┌──
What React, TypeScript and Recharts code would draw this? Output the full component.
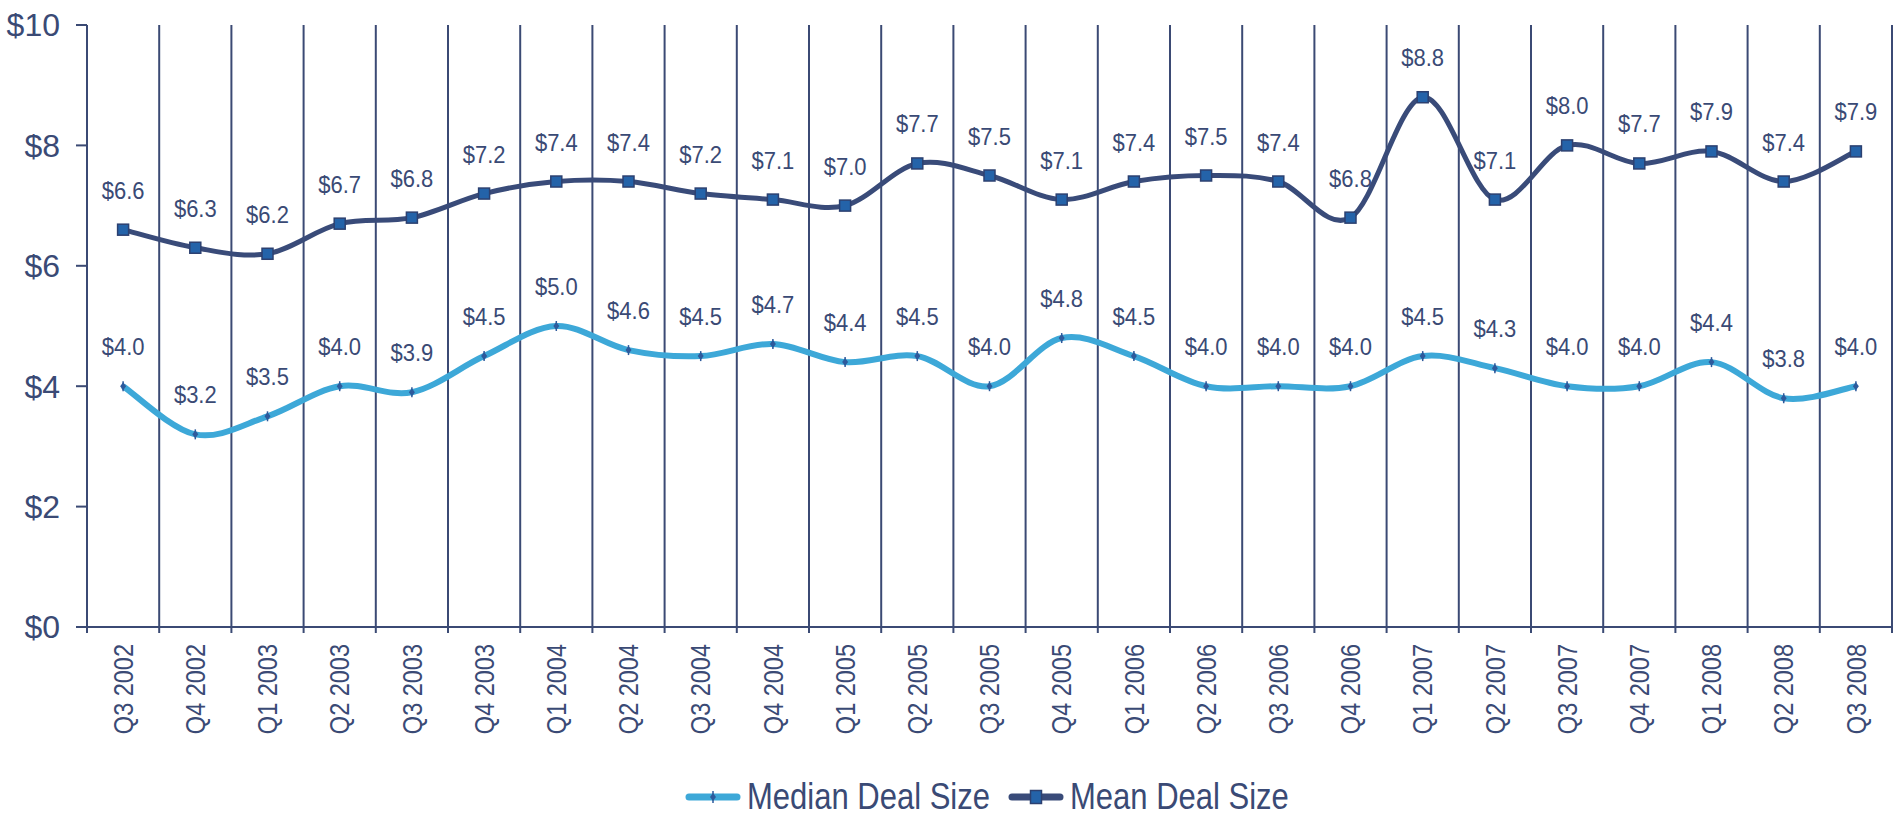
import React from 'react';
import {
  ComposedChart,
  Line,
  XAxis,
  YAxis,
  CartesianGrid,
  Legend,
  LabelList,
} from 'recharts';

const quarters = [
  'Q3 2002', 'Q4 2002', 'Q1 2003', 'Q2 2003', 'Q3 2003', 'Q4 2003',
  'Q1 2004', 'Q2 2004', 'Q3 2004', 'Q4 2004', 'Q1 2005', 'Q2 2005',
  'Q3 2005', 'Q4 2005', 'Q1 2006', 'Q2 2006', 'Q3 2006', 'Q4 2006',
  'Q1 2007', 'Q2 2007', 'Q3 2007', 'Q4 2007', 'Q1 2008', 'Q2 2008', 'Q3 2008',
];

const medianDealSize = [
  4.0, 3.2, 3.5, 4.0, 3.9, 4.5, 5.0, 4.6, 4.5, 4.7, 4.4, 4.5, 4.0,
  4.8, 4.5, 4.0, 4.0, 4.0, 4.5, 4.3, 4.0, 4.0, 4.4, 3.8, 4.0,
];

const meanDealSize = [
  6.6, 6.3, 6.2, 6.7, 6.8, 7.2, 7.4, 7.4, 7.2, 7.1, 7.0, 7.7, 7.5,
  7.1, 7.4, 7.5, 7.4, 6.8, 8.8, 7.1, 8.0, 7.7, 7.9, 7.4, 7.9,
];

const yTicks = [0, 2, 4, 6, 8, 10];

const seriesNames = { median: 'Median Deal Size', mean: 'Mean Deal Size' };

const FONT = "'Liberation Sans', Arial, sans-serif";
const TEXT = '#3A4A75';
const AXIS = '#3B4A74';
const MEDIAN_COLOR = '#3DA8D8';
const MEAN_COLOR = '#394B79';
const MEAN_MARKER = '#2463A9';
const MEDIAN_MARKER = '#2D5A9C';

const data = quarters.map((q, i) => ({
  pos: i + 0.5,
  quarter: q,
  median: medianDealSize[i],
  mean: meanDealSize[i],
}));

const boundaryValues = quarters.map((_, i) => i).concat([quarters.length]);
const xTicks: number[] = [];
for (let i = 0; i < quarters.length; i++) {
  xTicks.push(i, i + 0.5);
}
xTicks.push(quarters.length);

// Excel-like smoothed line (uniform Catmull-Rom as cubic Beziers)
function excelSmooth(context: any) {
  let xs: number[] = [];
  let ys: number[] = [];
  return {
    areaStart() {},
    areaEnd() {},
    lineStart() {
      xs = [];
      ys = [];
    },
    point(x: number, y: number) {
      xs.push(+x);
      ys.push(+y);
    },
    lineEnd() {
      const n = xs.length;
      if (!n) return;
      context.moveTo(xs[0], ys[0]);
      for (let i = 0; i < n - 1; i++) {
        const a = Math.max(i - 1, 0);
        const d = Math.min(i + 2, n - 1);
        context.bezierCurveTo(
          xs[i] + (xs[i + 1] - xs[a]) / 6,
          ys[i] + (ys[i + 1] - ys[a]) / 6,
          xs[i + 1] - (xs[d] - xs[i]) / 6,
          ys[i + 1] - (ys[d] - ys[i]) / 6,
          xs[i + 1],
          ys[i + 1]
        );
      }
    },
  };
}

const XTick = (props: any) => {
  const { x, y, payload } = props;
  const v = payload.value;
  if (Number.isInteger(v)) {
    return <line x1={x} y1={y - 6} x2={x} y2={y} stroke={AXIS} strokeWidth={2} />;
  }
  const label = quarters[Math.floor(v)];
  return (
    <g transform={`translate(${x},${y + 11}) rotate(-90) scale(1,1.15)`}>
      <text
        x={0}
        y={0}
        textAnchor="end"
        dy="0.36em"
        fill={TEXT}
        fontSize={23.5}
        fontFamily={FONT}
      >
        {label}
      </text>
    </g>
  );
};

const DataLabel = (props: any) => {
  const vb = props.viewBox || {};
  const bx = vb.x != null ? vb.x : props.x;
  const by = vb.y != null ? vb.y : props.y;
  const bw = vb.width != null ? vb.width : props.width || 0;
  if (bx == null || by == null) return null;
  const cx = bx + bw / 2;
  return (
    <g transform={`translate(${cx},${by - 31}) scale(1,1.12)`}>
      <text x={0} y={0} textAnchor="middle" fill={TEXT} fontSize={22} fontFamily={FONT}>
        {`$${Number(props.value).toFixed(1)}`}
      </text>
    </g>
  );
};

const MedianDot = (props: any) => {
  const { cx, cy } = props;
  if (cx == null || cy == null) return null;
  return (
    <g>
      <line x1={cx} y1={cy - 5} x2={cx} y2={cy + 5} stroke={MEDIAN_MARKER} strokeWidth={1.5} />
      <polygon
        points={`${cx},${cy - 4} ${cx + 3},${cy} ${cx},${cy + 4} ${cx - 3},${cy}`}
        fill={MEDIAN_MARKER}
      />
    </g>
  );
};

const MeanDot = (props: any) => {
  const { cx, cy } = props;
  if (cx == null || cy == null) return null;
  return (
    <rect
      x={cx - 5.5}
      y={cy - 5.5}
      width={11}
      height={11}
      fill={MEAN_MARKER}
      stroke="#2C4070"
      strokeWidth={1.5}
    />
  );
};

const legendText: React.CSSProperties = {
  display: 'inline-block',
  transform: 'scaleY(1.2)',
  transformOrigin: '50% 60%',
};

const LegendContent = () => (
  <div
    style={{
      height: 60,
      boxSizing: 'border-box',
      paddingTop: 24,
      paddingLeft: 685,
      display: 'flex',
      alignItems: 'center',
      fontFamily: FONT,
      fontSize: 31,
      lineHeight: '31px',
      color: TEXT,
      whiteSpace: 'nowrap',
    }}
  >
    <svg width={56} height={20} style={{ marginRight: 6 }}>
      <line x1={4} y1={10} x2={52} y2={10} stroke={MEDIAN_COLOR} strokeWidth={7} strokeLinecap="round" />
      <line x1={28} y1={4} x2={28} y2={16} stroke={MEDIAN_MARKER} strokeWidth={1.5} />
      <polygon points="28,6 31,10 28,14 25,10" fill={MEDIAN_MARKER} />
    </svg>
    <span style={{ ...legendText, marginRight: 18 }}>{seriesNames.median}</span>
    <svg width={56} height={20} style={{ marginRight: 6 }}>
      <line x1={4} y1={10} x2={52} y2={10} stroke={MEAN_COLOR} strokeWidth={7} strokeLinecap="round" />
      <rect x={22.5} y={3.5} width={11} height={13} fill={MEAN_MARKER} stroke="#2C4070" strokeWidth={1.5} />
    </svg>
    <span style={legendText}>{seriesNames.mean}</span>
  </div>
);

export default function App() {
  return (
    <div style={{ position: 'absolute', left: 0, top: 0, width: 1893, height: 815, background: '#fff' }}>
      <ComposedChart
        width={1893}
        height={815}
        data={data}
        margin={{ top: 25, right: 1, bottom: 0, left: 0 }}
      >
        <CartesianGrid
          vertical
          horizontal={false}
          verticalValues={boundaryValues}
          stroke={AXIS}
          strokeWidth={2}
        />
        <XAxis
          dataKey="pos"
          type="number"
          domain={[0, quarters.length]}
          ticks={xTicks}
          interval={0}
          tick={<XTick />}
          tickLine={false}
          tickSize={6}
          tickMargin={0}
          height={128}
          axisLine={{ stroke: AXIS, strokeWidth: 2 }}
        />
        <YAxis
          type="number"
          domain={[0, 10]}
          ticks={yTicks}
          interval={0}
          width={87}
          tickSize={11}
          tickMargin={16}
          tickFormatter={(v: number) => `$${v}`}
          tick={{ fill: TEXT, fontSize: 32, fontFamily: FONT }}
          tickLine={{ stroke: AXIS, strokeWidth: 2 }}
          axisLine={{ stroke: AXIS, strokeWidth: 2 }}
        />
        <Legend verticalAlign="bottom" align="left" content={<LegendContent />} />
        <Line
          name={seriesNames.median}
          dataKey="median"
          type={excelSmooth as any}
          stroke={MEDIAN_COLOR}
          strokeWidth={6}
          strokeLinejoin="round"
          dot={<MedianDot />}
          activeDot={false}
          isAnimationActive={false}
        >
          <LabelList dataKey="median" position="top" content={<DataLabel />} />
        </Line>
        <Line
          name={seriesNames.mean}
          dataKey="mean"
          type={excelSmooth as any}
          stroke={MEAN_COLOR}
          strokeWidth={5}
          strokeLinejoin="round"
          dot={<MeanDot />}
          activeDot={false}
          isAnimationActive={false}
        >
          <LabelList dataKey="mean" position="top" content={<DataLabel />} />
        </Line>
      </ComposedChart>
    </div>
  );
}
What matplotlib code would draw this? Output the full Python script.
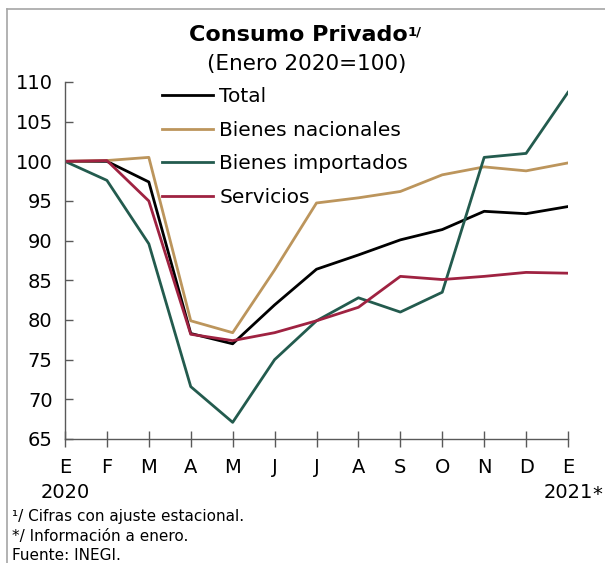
└──
▸ **Exercise goal**: Repeat only the lines between the top of the entries above and the line containing "xTicks.push(quarters.length);", both ends included, without the pictures.

▸ **Problem solution**:
What React, TypeScript and Recharts code would draw this? Output the full component.
import React from 'react';
import {
  ComposedChart,
  Line,
  XAxis,
  YAxis,
  CartesianGrid,
  Legend,
  LabelList,
} from 'recharts';

const quarters = [
  'Q3 2002', 'Q4 2002', 'Q1 2003', 'Q2 2003', 'Q3 2003', 'Q4 2003',
  'Q1 2004', 'Q2 2004', 'Q3 2004', 'Q4 2004', 'Q1 2005', 'Q2 2005',
  'Q3 2005', 'Q4 2005', 'Q1 2006', 'Q2 2006', 'Q3 2006', 'Q4 2006',
  'Q1 2007', 'Q2 2007', 'Q3 2007', 'Q4 2007', 'Q1 2008', 'Q2 2008', 'Q3 2008',
];

const medianDealSize = [
  4.0, 3.2, 3.5, 4.0, 3.9, 4.5, 5.0, 4.6, 4.5, 4.7, 4.4, 4.5, 4.0,
  4.8, 4.5, 4.0, 4.0, 4.0, 4.5, 4.3, 4.0, 4.0, 4.4, 3.8, 4.0,
];

const meanDealSize = [
  6.6, 6.3, 6.2, 6.7, 6.8, 7.2, 7.4, 7.4, 7.2, 7.1, 7.0, 7.7, 7.5,
  7.1, 7.4, 7.5, 7.4, 6.8, 8.8, 7.1, 8.0, 7.7, 7.9, 7.4, 7.9,
];

const yTicks = [0, 2, 4, 6, 8, 10];

const seriesNames = { median: 'Median Deal Size', mean: 'Mean Deal Size' };

const FONT = "'Liberation Sans', Arial, sans-serif";
const TEXT = '#3A4A75';
const AXIS = '#3B4A74';
const MEDIAN_COLOR = '#3DA8D8';
const MEAN_COLOR = '#394B79';
const MEAN_MARKER = '#2463A9';
const MEDIAN_MARKER = '#2D5A9C';

const data = quarters.map((q, i) => ({
  pos: i + 0.5,
  quarter: q,
  median: medianDealSize[i],
  mean: meanDealSize[i],
}));

const boundaryValues = quarters.map((_, i) => i).concat([quarters.length]);
const xTicks: number[] = [];
for (let i = 0; i < quarters.length; i++) {
  xTicks.push(i, i + 0.5);
}
xTicks.push(quarters.length);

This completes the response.